Available data:
============
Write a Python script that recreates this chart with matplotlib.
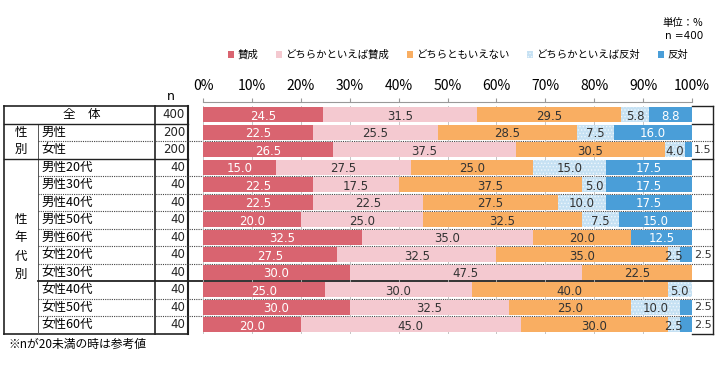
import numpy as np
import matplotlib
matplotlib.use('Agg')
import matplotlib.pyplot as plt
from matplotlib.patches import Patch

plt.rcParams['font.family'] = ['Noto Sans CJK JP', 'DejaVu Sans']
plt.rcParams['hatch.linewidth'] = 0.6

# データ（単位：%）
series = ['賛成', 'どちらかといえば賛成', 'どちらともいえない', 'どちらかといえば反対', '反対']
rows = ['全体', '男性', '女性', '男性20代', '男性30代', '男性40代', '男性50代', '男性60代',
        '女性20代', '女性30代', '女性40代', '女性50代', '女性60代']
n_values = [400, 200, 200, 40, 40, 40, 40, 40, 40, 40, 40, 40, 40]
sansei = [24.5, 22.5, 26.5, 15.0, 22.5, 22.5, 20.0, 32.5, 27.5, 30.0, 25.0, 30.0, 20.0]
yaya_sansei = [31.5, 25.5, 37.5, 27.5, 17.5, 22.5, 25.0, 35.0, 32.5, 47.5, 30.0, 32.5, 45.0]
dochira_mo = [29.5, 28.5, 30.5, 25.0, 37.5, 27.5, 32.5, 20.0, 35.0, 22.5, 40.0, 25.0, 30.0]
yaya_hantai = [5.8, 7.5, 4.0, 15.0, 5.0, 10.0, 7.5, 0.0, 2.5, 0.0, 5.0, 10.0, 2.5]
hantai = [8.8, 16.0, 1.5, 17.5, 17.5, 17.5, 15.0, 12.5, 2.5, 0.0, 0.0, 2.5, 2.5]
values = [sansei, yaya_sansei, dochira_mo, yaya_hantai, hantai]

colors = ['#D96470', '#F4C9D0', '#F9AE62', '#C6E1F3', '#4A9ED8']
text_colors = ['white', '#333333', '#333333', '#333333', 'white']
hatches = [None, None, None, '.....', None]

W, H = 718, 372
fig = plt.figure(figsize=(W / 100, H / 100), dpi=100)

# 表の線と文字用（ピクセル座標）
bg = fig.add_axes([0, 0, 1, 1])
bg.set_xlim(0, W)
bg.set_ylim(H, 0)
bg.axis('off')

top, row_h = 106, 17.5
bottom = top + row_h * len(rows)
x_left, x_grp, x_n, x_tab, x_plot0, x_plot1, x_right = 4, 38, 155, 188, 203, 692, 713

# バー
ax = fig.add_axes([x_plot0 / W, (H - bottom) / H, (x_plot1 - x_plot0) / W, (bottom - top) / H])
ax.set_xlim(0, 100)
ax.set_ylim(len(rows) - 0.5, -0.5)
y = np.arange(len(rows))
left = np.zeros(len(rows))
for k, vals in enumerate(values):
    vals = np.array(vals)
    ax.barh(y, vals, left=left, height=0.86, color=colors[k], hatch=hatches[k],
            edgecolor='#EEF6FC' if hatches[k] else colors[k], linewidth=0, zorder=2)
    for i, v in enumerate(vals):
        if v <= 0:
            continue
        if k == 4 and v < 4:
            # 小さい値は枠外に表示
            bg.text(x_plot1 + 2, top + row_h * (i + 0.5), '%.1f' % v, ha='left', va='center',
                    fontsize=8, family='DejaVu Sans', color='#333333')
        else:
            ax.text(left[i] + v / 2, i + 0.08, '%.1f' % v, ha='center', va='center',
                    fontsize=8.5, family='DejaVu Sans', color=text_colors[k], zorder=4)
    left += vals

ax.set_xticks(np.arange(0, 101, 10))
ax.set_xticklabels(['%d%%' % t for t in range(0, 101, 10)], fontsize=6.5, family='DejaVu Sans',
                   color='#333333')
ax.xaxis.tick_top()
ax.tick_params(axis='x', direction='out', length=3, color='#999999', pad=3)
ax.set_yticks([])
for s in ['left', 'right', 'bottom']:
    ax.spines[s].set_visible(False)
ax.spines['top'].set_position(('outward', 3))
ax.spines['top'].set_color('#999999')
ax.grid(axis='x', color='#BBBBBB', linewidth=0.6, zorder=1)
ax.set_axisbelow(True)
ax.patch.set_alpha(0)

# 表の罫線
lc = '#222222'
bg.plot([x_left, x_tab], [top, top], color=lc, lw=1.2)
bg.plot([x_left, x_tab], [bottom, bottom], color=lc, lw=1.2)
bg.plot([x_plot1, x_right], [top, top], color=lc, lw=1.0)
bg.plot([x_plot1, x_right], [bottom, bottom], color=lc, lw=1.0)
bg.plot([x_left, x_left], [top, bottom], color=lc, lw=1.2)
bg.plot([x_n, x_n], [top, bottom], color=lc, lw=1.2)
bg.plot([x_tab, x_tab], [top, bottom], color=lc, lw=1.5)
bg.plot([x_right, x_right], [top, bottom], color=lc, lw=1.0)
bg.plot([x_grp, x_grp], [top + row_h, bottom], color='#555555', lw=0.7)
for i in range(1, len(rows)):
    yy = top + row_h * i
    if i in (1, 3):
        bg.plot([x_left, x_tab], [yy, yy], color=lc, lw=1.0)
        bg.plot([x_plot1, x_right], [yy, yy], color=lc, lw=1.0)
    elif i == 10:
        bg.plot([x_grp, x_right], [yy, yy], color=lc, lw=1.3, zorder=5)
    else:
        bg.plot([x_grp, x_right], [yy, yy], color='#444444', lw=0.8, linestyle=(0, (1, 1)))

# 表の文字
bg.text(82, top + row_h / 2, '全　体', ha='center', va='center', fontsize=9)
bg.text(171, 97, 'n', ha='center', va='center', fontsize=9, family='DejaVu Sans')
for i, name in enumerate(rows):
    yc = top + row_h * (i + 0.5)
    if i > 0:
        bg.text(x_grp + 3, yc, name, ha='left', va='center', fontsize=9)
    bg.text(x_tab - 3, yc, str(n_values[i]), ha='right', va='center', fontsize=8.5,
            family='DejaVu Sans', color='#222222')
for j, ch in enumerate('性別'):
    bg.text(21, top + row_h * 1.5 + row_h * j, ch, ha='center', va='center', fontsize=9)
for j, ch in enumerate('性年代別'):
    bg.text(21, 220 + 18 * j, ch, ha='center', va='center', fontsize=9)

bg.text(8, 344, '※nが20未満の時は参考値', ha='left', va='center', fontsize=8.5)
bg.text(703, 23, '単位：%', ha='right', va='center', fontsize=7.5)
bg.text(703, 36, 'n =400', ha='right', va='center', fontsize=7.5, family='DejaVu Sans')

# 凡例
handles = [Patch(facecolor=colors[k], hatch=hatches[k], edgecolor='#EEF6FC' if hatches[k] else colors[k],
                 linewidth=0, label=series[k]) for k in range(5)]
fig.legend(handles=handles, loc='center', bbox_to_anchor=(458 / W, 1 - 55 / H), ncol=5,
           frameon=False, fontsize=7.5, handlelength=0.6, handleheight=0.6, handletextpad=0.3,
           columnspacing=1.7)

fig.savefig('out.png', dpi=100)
============
Copy out all lines that carry the word "matplotlib".

Task result:
Write a Python script that recreates this chart with matplotlib.
import matplotlib
matplotlib.use('Agg')
import matplotlib.pyplot as plt
from matplotlib.patches import Patch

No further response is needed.